Starting with $y_0=0$, the second iterate of Newton method is $$y_2=\frac{1}{A+B}+\frac{e \left(e^{-\frac{A}{A+B}}+e^{-\frac{B}{A+B}}-1\right)}{A e^{\frac{B}{A+B}}+B e^{\frac{A}{A+B}}}$$
Trying for $A=2$ and $B=3$, this gives $y_2=0.27336$ while the solution is $y=0.28120$.
Update (after @Lutz Lehmann's answer)
Suppose that we look instead for the zero of function $$h(y)=\log \left(e^{-A y}+e^{-B y}\right)$$ Using Newton method, we have $$y_0=0 \implies y_1=\frac{2 \log (2)}{A+B}\implies$$ $$ y_2=\frac{2 \log (2)}{A+B}+\frac{\left(2^{-\frac{2 A}{A+B}}+2^{-\frac{2 B}{A+B}}\right) \log \left(2^{-\frac{2 A}{A+B}}+2^{-\frac{2 B}{A+B}}\right)}{ 2^{-\frac{2 A}{A+B}}\, A+ 2^{-\frac{2 B}{A+B}}\,B}$$ Applied to the worked case $y_2=0.281199$ while the solution is $0.281200$.
Simpler, nicer and almost as accurate is the first iterate of Householder method $$y=\frac{ \log(2)}{A+B}\,\, \frac{2 k-\log (2)}{k-\log (2)}\qquad \text{where} \quad k=\left(\frac{A+B}{A-B}\right)^2$$ which, for the worked case, gives $0.281212$.

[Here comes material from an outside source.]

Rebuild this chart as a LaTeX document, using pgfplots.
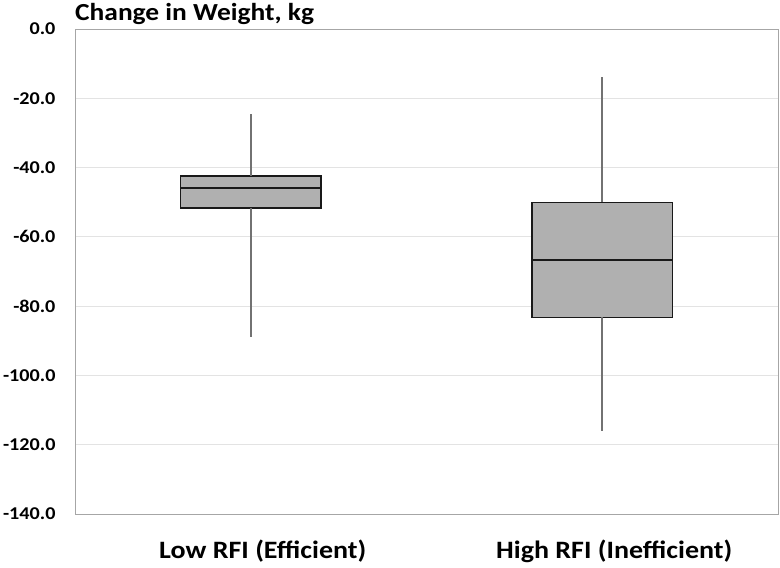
\documentclass[border=0pt]{standalone}
\usepackage{fontspec}
\setmainfont{Carlito}[FakeStretch=1.12]
\usepackage{pgfplots}
\pgfplotsset{compat=1.18}
\definecolor{boxfill}{HTML}{B0B0B0}
\definecolor{whisk}{HTML}{727272}
\definecolor{gridc}{HTML}{E3E3E3}
\definecolor{framec}{HTML}{A6A6A6}
\begin{document}
\begin{tikzpicture}
\useasboundingbox (-75pt,-54pt) rectangle (705pt,514pt);
\begin{axis}[
  at={(0pt,0pt)}, anchor=south west,
  scale only axis, width=703pt, height=485pt,
  xmin=0.5, xmax=2.5, ymin=-140, ymax=0,
  xtick={1,2}, xticklabels={Low RFI (Efficient), High RFI (Inefficient)},
  ytick={-140,-120,-100,-80,-60,-40,-20,0},
  yticklabels={-140.0,-120.0,-100.0,-80.0,-60.0,-40.0,-20.0,0.0},
  major tick length=0pt,
  ymajorgrids, grid style={gridc, line width=0.8pt},
  axis line style={framec, line width=0.9pt},
  yticklabel style={font=\fontsize{18}{21}\selectfont\bfseries, anchor=east, xshift=-16pt},
  xticklabel style={font=\fontsize{25}{28}\selectfont\bfseries, yshift=-22pt, xshift=12pt},
  title={Change in Weight, kg},
  title style={at={(0,1)}, anchor=base west, inner sep=0pt, xshift=0pt, yshift=2pt, font=\fontsize{24.5}{28}\selectfont\bfseries},
]
\addplot[draw=black!90, fill=boxfill, line width=1.4pt] coordinates {(0.8,-51.7) (1.2,-51.7) (1.2,-42.4) (0.8,-42.4)} -- cycle;
\addplot[draw=black!90, line width=1.4pt] coordinates {(0.8,-45.9) (1.2,-45.9)};
\addplot[draw=whisk, line width=2.2pt] coordinates {(1,-42.4) (1,-24.5)};
\addplot[draw=whisk, line width=2.2pt] coordinates {(1,-51.7) (1,-88.9)};
\addplot[draw=black!90, fill=boxfill, line width=1.4pt] coordinates {(1.8,-83.2) (2.2,-83.2) (2.2,-50.0) (1.8,-50.0)} -- cycle;
\addplot[draw=black!90, line width=1.4pt] coordinates {(1.8,-66.7) (2.2,-66.7)};
\addplot[draw=whisk, line width=2.2pt] coordinates {(2,-50.0) (2,-13.8)};
\addplot[draw=whisk, line width=2.2pt] coordinates {(2,-83.2) (2,-116.1)};
\end{axis}
\end{tikzpicture}
\end{document}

Another solution is the expand as a Taylor series $h(y)$ and use series reversion to obtain $$y=t+\frac{ (A-B)^2}{4 (A+B)}t^2+\frac{ (A-B)^4}{8 (A+B)^2}t^3+\frac{(A-B)^4 \left(13 A^2-34 A B+13 B^2\right)}{192 (A+B)^3}t^4+O\left(t^5\right)$$ where $t=\frac{2 \log(2)}{A+B}$.
For the worked example, this would give $y=0.2812004$ to be compared to the exact $y=0.2811996$.